Verweerder heeft in verweer aangevoerd dat de wettelijke regeling daarvoor geen ruimte biedt bij wijziging van de periodieke uitkering op verzoek van de uitkeringsgerechtigde.
3. De Raad komt tot de volgende beoordeling.
3.1.
In artikel 60, eerste lid, onder a, van de Wubo is bepaald dat op aanvraag van de uitkeringsgerechtigde de uitkering opnieuw wordt vastgesteld indien de opnieuw vast te stellen uitkering ten minste 1% van de voor de uitkeringsrechtigde geldende grondslag hoger is dan de laatst vastgestelde of aangepaste uitkering. Het tweede lid van artikel 60 van de Wubo schrijft voor dat als toepassing is gegeven aan het eerste lid, de opnieuw vastgestelde uitkering ingaat op de eerste dag van de maand waarin de aanvraag is ingediend.
3.2.
Aangezien de aanvraag door appellant in mei 2014 is ingediend staat het bepaalde in het tweede lid van artikel 60 van de Wubo eraan in de weg om aan hem met ingang van een eerdere datum dan 1 mei 2014 de (verhoogde) uitkering toe te kennen. Het betreft hier dwingend recht. Verweerder mocht daarvan niet afwijken en kon dus geen andere beslissing nemen dan hij heeft gedaan. Verder zijn in het dossier geen concrete gegevens aanwezig waaruit blijkt dat de echtgenote van appellant verweerder al in 2012 telefonisch heeft verzocht rekening te houden met de (ophanden zijnde) wijzigingen in de AOW, zodat om die reden evenmin met ingang van een eerdere datum dan 1 mei 2014 een nieuwe vaststelling kan plaatsvinden. Anders dan door appellant is betoogd kan op grond van de Wubo geen compensatie worden geboden voor de financiële schade die hij stelt te hebben geleden als gevolg van zijn late aanvraag om een nieuwe vaststelling van de uitkering. Dat de late aanvraag werd veroorzaakt door langdurige ziekten en ziekenhuisopnames kan dat niet anders maken.
3.3.
Het voorgaande brengt mee dat het bestreden besluit in rechte stand kan houden. Het beroep moet ongegrond worden verklaard.

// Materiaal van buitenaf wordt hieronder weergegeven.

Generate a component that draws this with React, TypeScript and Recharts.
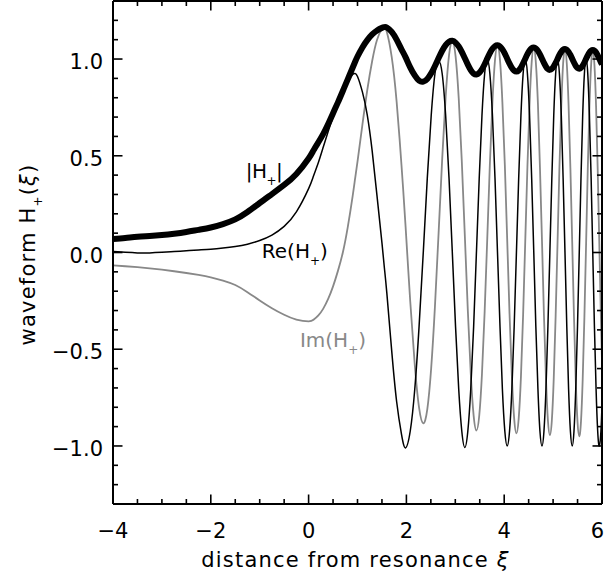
import React from 'react';
import { LineChart, Line, XAxis, YAxis, ReferenceDot } from 'recharts';

// ---------- data ----------
const xi = [
  -4, -3.75, -3.5, -3.25, -3, -2.75, -2.5, -2.25, -2, -1.75, -1.5, -1.25, -1, -0.75, -0.5, -0.25,
  0, 0.1, 0.2, 0.3, 0.4, 0.5, 0.6, 0.7, 0.8, 0.9, 0.95, 1.0, 1.1, 1.2, 1.3, 1.4, 1.5, 1.55, 1.6, 1.7, 1.8, 1.9,
  1.982, 2.078, 2.171, 2.259, 2.345, 2.427, 2.507, 2.584, 2.659, 2.732, 2.803, 2.872, 2.939, 3.005, 3.07, 3.133,
  3.195, 3.256, 3.316, 3.375, 3.432, 3.489, 3.545, 3.6, 3.654, 3.707, 3.76, 3.812, 3.863, 3.914, 3.963, 4.013,
  4.061, 4.109, 4.157, 4.204, 4.25, 4.296, 4.342, 4.387, 4.431, 4.475, 4.519, 4.562, 4.605, 4.647, 4.69, 4.731,
  4.773, 4.813, 4.854, 4.894, 4.934, 4.974, 5.013, 5.052, 5.091, 5.129, 5.168, 5.205, 5.243, 5.28, 5.317, 5.354,
  5.391, 5.427, 5.463, 5.499, 5.535, 5.57, 5.605, 5.64, 5.675, 5.709, 5.743, 5.778, 5.811, 5.845, 5.879, 5.912,
  5.945, 5.978, 6.0,
];

const reH = [
  0.005, 0.001, -0.002, -0.002, 0.001, 0.005, 0.009, 0.013, 0.017, 0.023, 0.031, 0.043, 0.062, 0.09, 0.135, 0.21,
  0.33, 0.395, 0.465, 0.545, 0.625, 0.7, 0.77, 0.835, 0.885, 0.92, 0.925, 0.91, 0.83, 0.71, 0.525, 0.29, 0.05, -0.08, -0.21, -0.51, -0.77, -0.94,
  -1.01, -0.924, -0.707, -0.383, 0, 0.383, 0.707, 0.924, 0.99, 0.924, 0.707, 0.383, 0, -0.383, -0.707, -0.924,
  -1.008, -0.924, -0.707, -0.383, 0, 0.383, 0.707, 0.924, 1, 0.924, 0.707, 0.383, 0, -0.383, -0.707, -0.924,
  -1, -0.924, -0.707, -0.383, 0, 0.383, 0.707, 0.924, 1, 0.924, 0.707, 0.383, 0, -0.383, -0.707, -0.924,
  -1, -0.924, -0.707, -0.383, 0, 0.383, 0.707, 0.924, 1, 0.924, 0.707, 0.383, 0, -0.383, -0.707, -0.924,
  -1, -0.924, -0.707, -0.383, 0, 0.383, 0.707, 0.924, 1, 0.924, 0.707, 0.383, 0, -0.383, -0.707, -0.924,
  -1, -0.924, -0.791,
];

const imH = [
  -0.067, -0.071, -0.076, -0.082, -0.089, -0.097, -0.106, -0.116, -0.128, -0.145, -0.168, -0.205, -0.248, -0.288, -0.322, -0.347,
  -0.356, -0.348, -0.325, -0.29, -0.24, -0.175, -0.095, 0.0, 0.13, 0.29, 0.38, 0.47, 0.66, 0.84, 0.99, 1.1, 1.155, 1.163, 1.14, 1.01, 0.78, 0.45,
  0.139, -0.251, -0.58, -0.802, -0.883, -0.811, -0.597, -0.277, 0.103, 0.484, 0.805, 1.02, 1.094, 1.016, 0.797, 0.471,
  0.086, -0.299, -0.624, -0.843, -0.92, -0.845, -0.629, -0.307, 0.075, 0.457, 0.78, 0.996, 1.071, 0.994, 0.776, 0.452,
  0.068, -0.316, -0.641, -0.859, -0.935, -0.86, -0.644, -0.32, 0.062, 0.445, 0.768, 0.984, 1.06, 0.983, 0.766, 0.441,
  0.058, -0.326, -0.65, -0.868, -0.944, -0.869, -0.652, -0.329, 0.054, 0.437, 0.76, 0.977, 1.052, 0.976, 0.759, 0.434,
  0.051, -0.332, -0.657, -0.874, -0.95, -0.875, -0.658, -0.334, 0.048, 0.431, 0.755, 0.972, 1.047, 0.971, 0.754, 0.43,
  0.046, -0.337, -0.565,
];

const absH = [
  0.07, 0.075, 0.081, 0.085, 0.09, 0.097, 0.106, 0.117, 0.129, 0.147, 0.171, 0.209, 0.256, 0.302, 0.349, 0.406,
  0.486, 0.528, 0.57, 0.613, 0.664, 0.72, 0.776, 0.835, 0.895, 0.955, 0.985, 1.013, 1.06, 1.098, 1.127, 1.148, 1.161, 1.165, 1.163, 1.14, 1.1, 1.05,
  1.01, 0.957, 0.915, 0.888, 0.883, 0.897, 0.926, 0.964, 1.005, 1.043, 1.072, 1.089, 1.094, 1.085, 1.065, 1.037,
  1.004, 0.971, 0.943, 0.925, 0.92, 0.928, 0.947, 0.973, 1.003, 1.031, 1.053, 1.067, 1.071, 1.065, 1.05, 1.028,
  1.002, 0.976, 0.954, 0.94, 0.935, 0.941, 0.956, 0.978, 1.002, 1.025, 1.044, 1.056, 1.06, 1.055, 1.042, 1.024,
  1.002, 0.98, 0.961, 0.948, 0.944, 0.949, 0.962, 0.98, 1.001, 1.022, 1.038, 1.049, 1.052, 1.048, 1.037, 1.021,
  1.001, 0.982, 0.965, 0.954, 0.95, 0.955, 0.966, 0.982, 1.001, 1.019, 1.034, 1.044, 1.047, 1.044, 1.034, 1.019,
  1.001, 0.983, 0.973,
];

const X_TICKS = [-4, -3.5, -3, -2.5, -2, -1.5, -1, -0.5, 0, 0.5, 1, 1.5, 2, 2.5, 3, 3.5, 4, 4.5, 5, 5.5, 6];
const X_LABELS = [-4, -2, 0, 2, 4, 6];
const Y_TICKS = [
  -1.3, -1.2, -1.1, -1.0, -0.9, -0.8, -0.7, -0.6, -0.5, -0.4, -0.3, -0.2, -0.1, 0,
  0.1, 0.2, 0.3, 0.4, 0.5, 0.6, 0.7, 0.8, 0.9, 1.0, 1.1, 1.2, 1.3,
];
const Y_LABELS = [-1, -0.5, 0, 0.5, 1];

const data = xi.map((x, i) => ({ xi: x, re: reH[i], im: imH[i], abs: absH[i] }));

// ---------- styling ----------
const FONT = '"DejaVu Sans", sans-serif';
const MAJOR = 9.5;
const MINOR = 5;
const TICK_W = 1.6;
const GREY = '#888888';
const CHART_W = 605;

const isIn = (arr: number[], v: number) => arr.some((l) => Math.abs(l - v) < 1e-9);
const fmt = (v: number, d: number) => (v < -1e-9 ? '\u2212' : '') + Math.abs(v).toFixed(d);

function BottomTick(props: any) {
  const { x, y, payload } = props;
  const v = payload.value;
  const major = isIn(X_LABELS, v);
  // keep the last label inside the picture
  const atEdge = x + 7 > CHART_W;
  return (
    <g>
      <line x1={x} x2={x} y1={y} y2={y - (major ? MAJOR : MINOR)} stroke="#000" strokeWidth={TICK_W} />
      {major && (
        <text
          x={atEdge ? CHART_W - 1 : x}
          y={y + 34}
          textAnchor={atEdge ? 'end' : 'middle'}
          fontFamily={FONT}
          fontSize={21}
          fill="#000"
        >
          {fmt(v, 0)}
        </text>
      )}
    </g>
  );
}

function TopTick(props: any) {
  const { x, y, payload } = props;
  const major = isIn(X_LABELS, payload.value);
  return <line x1={x} x2={x} y1={y} y2={y + (major ? MAJOR : MINOR)} stroke="#000" strokeWidth={TICK_W} />;
}

function LeftTick(props: any) {
  const { x, y, payload } = props;
  const v = payload.value;
  const major = isIn(Y_LABELS, v);
  return (
    <g>
      <line x1={x} x2={x + (major ? MAJOR : MINOR)} y1={y} y2={y} stroke="#000" strokeWidth={TICK_W} />
      {major && (
        <text x={x - 10} y={y + 10} textAnchor="end" fontFamily={FONT} fontSize={21} fill="#000">
          {fmt(v, 1)}
        </text>
      )}
    </g>
  );
}

function RightTick(props: any) {
  const { x, y, payload } = props;
  const major = isIn(Y_LABELS, payload.value);
  return <line x1={x} x2={x - (major ? MAJOR : MINOR)} y1={y} y2={y} stroke="#000" strokeWidth={TICK_W} />;
}

function XTitle(props: any) {
  const vb = props.viewBox || { x: 113, y: 504, width: 489 };
  return (
    <text
      x={vb.x + vb.width / 2 - 2}
      y={vb.y + 63}
      textAnchor="middle"
      fontFamily={FONT}
      fontSize={21}
      letterSpacing={1.2}
      fill="#000"
    >
      distance from resonance <tspan fontStyle="italic">ξ</tspan>
    </text>
  );
}

function YTitle(props: any) {
  const vb = props.viewBox || { y: 1, height: 503 };
  const cx = 35;
  const cy = vb.y + vb.height / 2 + 2;
  return (
    <text
      x={cx}
      y={cy}
      transform={`rotate(-90, ${cx}, ${cy})`}
      textAnchor="middle"
      fontFamily={FONT}
      fontSize={21}
      letterSpacing={1.2}
      fill="#000"
    >
      waveform H
      <tspan fontSize={12} dy={7}>+</tspan>
      <tspan dy={-7}>(</tspan>
      <tspan fontStyle="italic">ξ</tspan>)
    </text>
  );
}

function makeLabel(main: string, fill: string, bars: boolean) {
  return (p: any) => (
    <text x={p.cx} y={p.cy} fontFamily={FONT} fontSize={20} fill={fill} letterSpacing={bars ? -0.5 : 0}>
      {main}
      <tspan fontSize={12} dy={7}>+</tspan>
      <tspan dy={-7}>{bars ? '|' : ')'}</tspan>
    </text>
  );
}

// annotation anchors in data coordinates
const ABS_LABEL = { x: -1.285, y: 0.387 };
const RE_LABEL = { x: -0.957, y: -0.031 };
const IM_LABEL = { x: -0.178, y: -0.489 };

export default function App() {
  return (
    <div style={{ position: 'absolute', left: 0, top: 0, background: '#fff' }}>
      <LineChart width={CHART_W} height={579} data={data} margin={{ top: 0, right: 2, bottom: 35, left: 0 }}>
        <XAxis
          xAxisId="b"
          dataKey="xi"
          type="number"
          domain={[-4, 6]}
          ticks={X_TICKS}
          interval={0}
          orientation="bottom"
          height={40}
          tickSize={0}
          tickMargin={0}
          tickLine={false}
          axisLine={{ stroke: '#000', strokeWidth: 2 }}
          tick={BottomTick}
          allowDataOverflow
          label={<XTitle />}
        />
        <XAxis
          xAxisId="t"
          dataKey="xi"
          type="number"
          domain={[-4, 6]}
          ticks={X_TICKS}
          interval={0}
          orientation="top"
          height={1}
          tickSize={0}
          tickMargin={0}
          tickLine={false}
          axisLine={{ stroke: '#000', strokeWidth: 2 }}
          tick={TopTick}
          allowDataOverflow
        />
        <YAxis
          yAxisId="l"
          type="number"
          domain={[-1.3, 1.3]}
          ticks={Y_TICKS}
          interval={0}
          orientation="left"
          width={113}
          tickSize={0}
          tickMargin={0}
          tickLine={false}
          axisLine={{ stroke: '#000', strokeWidth: 2 }}
          tick={LeftTick}
          allowDataOverflow
          label={<YTitle />}
        />
        <YAxis
          yAxisId="r"
          type="number"
          domain={[-1.3, 1.3]}
          ticks={Y_TICKS}
          interval={0}
          orientation="right"
          width={1}
          tickSize={0}
          tickMargin={0}
          tickLine={false}
          axisLine={{ stroke: '#000', strokeWidth: 2 }}
          tick={RightTick}
          allowDataOverflow
        />
        <Line
          xAxisId="t"
          yAxisId="r"
          dataKey="im"
          type="natural"
          stroke={GREY}
          strokeWidth={1.8}
          dot={false}
          isAnimationActive={false}
        />
        <Line
          xAxisId="b"
          yAxisId="l"
          dataKey="re"
          type="natural"
          stroke="#000"
          strokeWidth={1.5}
          dot={false}
          isAnimationActive={false}
        />
        <Line
          xAxisId="b"
          yAxisId="l"
          dataKey="abs"
          type="natural"
          stroke="#000"
          strokeWidth={6}
          dot={false}
          isAnimationActive={false}
        />
        <ReferenceDot xAxisId="b" yAxisId="l" x={ABS_LABEL.x} y={ABS_LABEL.y} r={0} shape={makeLabel('|H', '#000', true)} />
        <ReferenceDot xAxisId="b" yAxisId="l" x={RE_LABEL.x} y={RE_LABEL.y} r={0} shape={makeLabel('Re(H', '#000', false)} />
        <ReferenceDot xAxisId="b" yAxisId="l" x={IM_LABEL.x} y={IM_LABEL.y} r={0} shape={makeLabel('Im(H', GREY, false)} />
      </LineChart>
    </div>
  );
}
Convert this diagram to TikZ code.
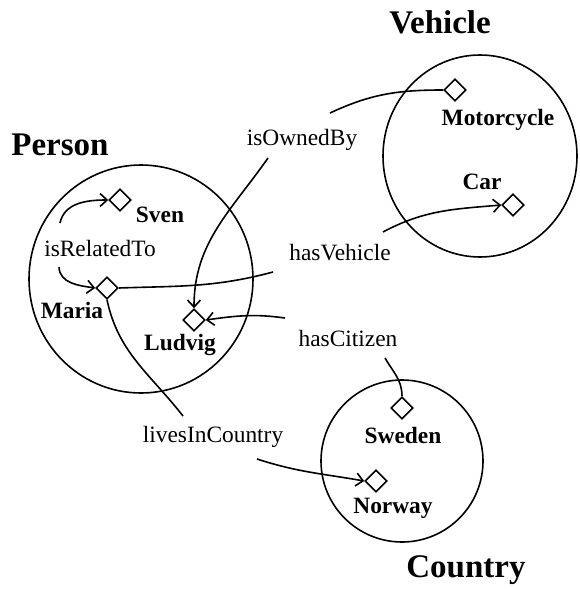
\documentclass[tikz,border=0pt]{standalone}
\usepackage{fontspec}
\setmainfont{Liberation Serif}
\usetikzlibrary{shapes.geometric,arrows.meta}
\begin{document}
\begin{tikzpicture}[x=1pt,y=-1pt,line width=1.6pt,
  inst/.style={diamond,draw,minimum size=22pt,inner sep=0pt},
  iname/.style={inner sep=0pt,font=\fontsize{23.4}{28}\selectfont\bfseries},
  rname/.style={inner sep=0pt,font=\fontsize{23.4}{28}\selectfont},
  cname/.style={inner sep=0pt,font=\fontsize{33}{40}\selectfont\bfseries},
  cls/.style={draw},
  link/.style={-{Straight Barb[length=7pt,width=13pt]}}]
\useasboundingbox (0,0) rectangle (579,589);

% classes
\draw[cls] (141,279) ellipse [x radius=112, y radius=114];
\draw[cls] (480,156) ellipse [x radius=97, y radius=101];
\draw[cls] (402,461) ellipse [x radius=81, y radius=81];
\node[cname] (person) at (60,145) {Person};
\node[cname] (vehicle) at (440,22) {Vehicle};
\node[cname] (country) at (466,570) {Country};

% instances
\node[inst] (sven) at (120,200) {};
\node[inst] (maria) at (107,288) {};
\node[inst] (ludvig) at (194,320) {};
\node[inst] (moto) at (455,90) {};
\node[inst] (car) at (513,205) {};
\node[inst] (sweden) at (402,408) {};
\node[inst] (norway) at (376,481) {};

\node[iname] (svenl) at (160,215) {Sven};
\node[iname] (marial) at (72,310) {Maria};
\node[iname] (ludvigl) at (180,345) {Ludvig};
\node[iname] (motol) at (498,120) {Motorcycle};
\node[iname] (carl) at (482,182) {Car};
\node[iname] (swedenl) at (403,435) {Sweden};
\node[iname] (norwayl) at (393,508) {Norway};

% relations
\node[rname] (rel) at (100,248) {isRelatedTo};
\node[rname] (own) at (302,140) {isOwnedBy};
\node[rname] (hasv) at (340,253) {hasVehicle};
\node[rname] (hasc) at (348,338) {hasCitizen};
\node[rname] (lives) at (213,437) {livesInCountry};

% connector ends next to the relation names
\coordinate (relU) at (60,223);
\coordinate (relD) at (59,267);
\coordinate (ownU) at (330,113);
\coordinate (ownD) at (268,158);
\coordinate (hasvL) at (273,272);
\coordinate (hasvR) at (383,232);
\coordinate (hascL) at (285,318);
\coordinate (hascD) at (385,358);
\coordinate (livesU) at (183,416);
\coordinate (livesR) at (257,459);

\draw[link] (relU) to[out=78,in=180] (sven.west);
\draw[link] (relD) to[out=-88,in=172] (maria.west);
\draw (maria.east) to[out=2,in=-165] (hasvL);
\draw[link] (hasvR) to[out=28,in=185] (car.west);
\draw (ownU) to[out=25,in=180] (moto.west);
\draw[link] (ownD) to[out=-125,in=90] (ludvig.north);
\draw[link] (hascL) to[out=172,in=8] (ludvig.east);
\draw (hascD) to[out=-60,in=90] (sweden.north);
\draw (maria.south) to[out=-78,in=128] (livesU);
\draw[link] (livesR) to[out=-18,in=170] (norway.west);
\end{tikzpicture}
\end{document}
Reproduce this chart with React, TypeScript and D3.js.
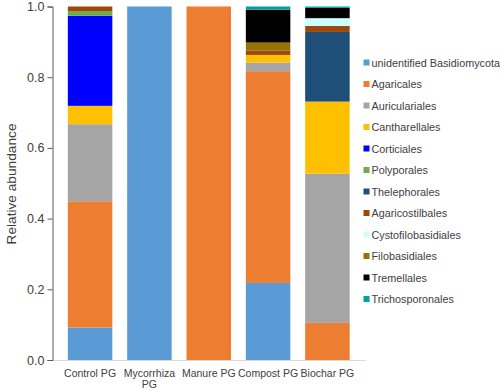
import React, { useEffect, useRef } from "react";
import * as d3 from "d3";

const groups = ["Control PG", "Mycorrhiza PG", "Manure PG", "Compost PG", "Biochar PG"];
const taxa = [
  "unidentified Basidiomycota",
  "Agaricales",
  "Auriculariales",
  "Cantharellales",
  "Corticiales",
  "Polyporales",
  "Thelephorales",
  "Agaricostilbales",
  "Cystofilobasidiales",
  "Filobasidiales",
  "Tremellales",
  "Trichosporonales"
];
const colors = [
  "#5B9BD5", "#ED7D31", "#A5A5A5", "#FFC000", "#0000FF", "#70AD47",
  "#1F4E79", "#9E480E", "#CCFFFF", "#997300", "#000000", "#00A0A0"
];
// one array per group, in taxa order
const controlPG = [0.092, 0.357, 0.218, 0.052, 0.255, 0.013, 0, 0.013, 0, 0, 0, 0];
const mycorrhizaPG = [1, 0, 0, 0, 0, 0, 0, 0, 0, 0, 0, 0];
const manurePG = [0, 1, 0, 0, 0, 0, 0, 0, 0, 0, 0, 0];
const compostPG = [0.218, 0.599, 0.024, 0.022, 0, 0, 0, 0.012, 0, 0.023, 0.093, 0.009];
const biocharPG = [0, 0.105, 0.422, 0.204, 0, 0, 0.197, 0.017, 0.022, 0, 0.029, 0.004];
const yTicks = [0, 0.2, 0.4, 0.6, 0.8, 1.0];

const App = () => {
  const ref = useRef<SVGSVGElement>(null);

  useEffect(() => {
    const svg = d3.select(ref.current);
    svg.selectAll("*").remove();

    const values = [controlPG, mycorrhizaPG, manurePG, compostPG, biocharPG];
    const rows = groups.map((g, i) => {
      const row: any = { group: g };
      taxa.forEach((t, j) => (row[t] = values[i][j]));
      return row;
    });

    const x = d3.scaleBand().domain(groups).range([53, 364.5]).padding(0.25);
    const y = d3.scaleLinear().domain([0, 1]).range([360, 6.5]);
    const color = d3.scaleOrdinal<string>().domain(taxa).range(colors);
    const stack = d3.stack().keys(taxa)(rows);

    const font = "'Liberation Sans', Arial, sans-serif";

    // bars
    svg
      .append("g")
      .selectAll("g")
      .data(stack)
      .enter()
      .append("g")
      .attr("fill", (d: any) => color(d.key))
      .selectAll("rect")
      .data((d: any) => d)
      .enter()
      .append("rect")
      .attr("x", (d: any) => x(d.data.group)!)
      .attr("width", x.bandwidth())
      .attr("y", (d: any) => y(d[1]))
      .attr("height", (d: any) => y(d[0]) - y(d[1]));

    // x axis line
    svg
      .append("line")
      .attr("x1", 52)
      .attr("x2", 366)
      .attr("y1", 360.5)
      .attr("y2", 360.5)
      .attr("stroke", "#d9d9d9");

    // y axis
    const yAxis = svg
      .append("g")
      .attr("transform", "translate(52.5,0)")
      .call(d3.axisLeft(y).tickValues(yTicks).tickFormat(d3.format(".1f")).tickSizeOuter(0).tickSize(5).tickPadding(3));
    yAxis.select(".domain").attr("stroke", "#595959");
    yAxis.selectAll("line").attr("stroke", "#595959");
    yAxis
      .selectAll("text")
      .attr("font-family", font)
      .attr("font-size", 12.5)
      .attr("fill", "#404040");

    // x labels
    const xl = svg.append("g");
    groups.forEach(g => {
      const words = g === "Mycorrhiza PG" ? ["Mycorrhiza", "PG"] : [g];
      words.forEach((w, k) => {
        xl.append("text")
          .attr("x", x(g)! + x.bandwidth() / 2)
          .attr("y", 377 + k * 11)
          .attr("text-anchor", "middle")
          .attr("font-family", font)
          .attr("font-size", 10.5)
          .attr("fill", "#404040")
          .text(w);
      });
    });

    // y label
    svg
      .append("text")
      .attr("transform", "translate(16,184) rotate(-90)")
      .attr("text-anchor", "middle")
      .attr("font-family", font)
      .attr("font-size", 13.7)
      .attr("fill", "#404040")
      .text("Relative abundance");

    // legend
    const leg = svg.append("g");
    taxa.forEach((t, i) => {
      const ly = 62.5 + i * 21.5;
      leg.append("rect")
        .attr("x", 363.5)
        .attr("y", ly - 3)
        .attr("width", 6)
        .attr("height", 6)
        .attr("fill", color(t));
      leg.append("text")
        .attr("x", 371.5)
        .attr("y", ly + 4)
        .attr("font-family", font)
        .attr("font-size", 10.8)
        .attr("fill", "#404040")
        .text(t);
    });
  }, []);

  return (
    <svg
      ref={ref}
      width={500}
      height={390}
      style={{ position: "absolute", left: 0, top: 0, background: "#fff" }}
    />
  );
};

export default App;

4. Voor een proceskostenveroordeling bestaat geen aanleiding.

BESLISSING

De Centrale Raad van Beroep verklaart het beroep ongegrond.
Deze uitspraak is gedaan door A. Beuker-Tilstra, in tegenwoordigheid van M.S. Boomhouwer als griffier. De beslissing is uitgesproken in het openbaar op 21 januari 2016.